Democrats cheered. It was about time, they said. Every Democrat and every Republican knows it’s not just the weather conditions in Iraq that make war favorable; it’s the political climate in the United States. Keeping the electorate focused on the war and not their 401(k)s serves the GOP. Bush spends several days a week traveling to states with tight races, boosting candidates and raising money. “He’s never in Washington, and when he is, he’s at the Capital Hilton at a Republican soft-money fund-raiser,” says a Democratic strategist. He notes that Bush’s approval ratings had declined over the summer “before Secretary of State Karl Rove devised this [Iraq] strategy.”
Calling Bush on politicizing the war may give Democrats a momentary rush, but it’s unclear whether their opposition will appeal to swing voters or doom their chances in November.
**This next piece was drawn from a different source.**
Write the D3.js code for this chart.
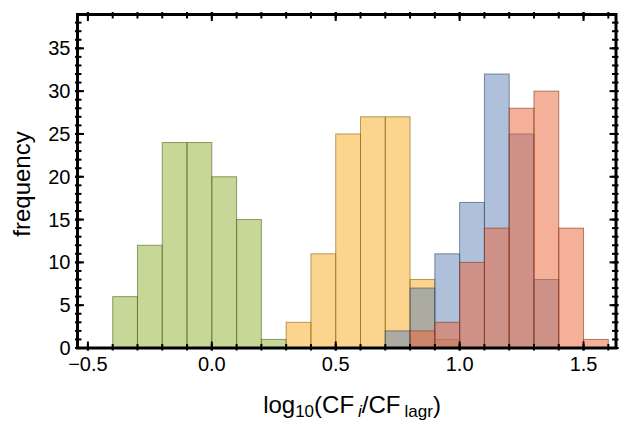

A new Gallup poll shows the Democrats leapfrogging ahead of Republicans six points in congressional preference, but most other polls show the parties even. “Just being on this issue is bad for us,” says a Senate Democrat.
There is little affection among Democrats for Gore, who emerged this week to challenge his party on Iraq. In contrast to Daschle, who has supported Bush on Iraq, and Kerry, who wants to support Bush, Gore didn’t bother with the niceties. He issued a point-by-point rebuttal of Bush’s war policy. Gore, who set himself apart from his fellow Democrats a decade ago by supporting former President Bush on the gulf war, now stands starkly alone as this President Bush’s chief critic.
But Gore is not on the ballot. Democrats who must face the voters grumble about how Bush is playing politics with the war, but they can’t do much about it. Not only has Bush abandoned the economy as an issue, he’s also set aside the earlier, unfinished war on terrorism. We’re not talking about Osama or Omar or the Taliban or Al Qaeda, all still on the loose. The strategy is a new war in a new place, where we know who the enemy is and where he lives.
This war is one that the White House thinks Bush can win, quick and clean. A Democratic headcounter predicts the Senate will vote 92 or 93 in favor of the president, and that the House vote could reach 400 (out of 435). With margins like that, who’s to say which side is playing politics?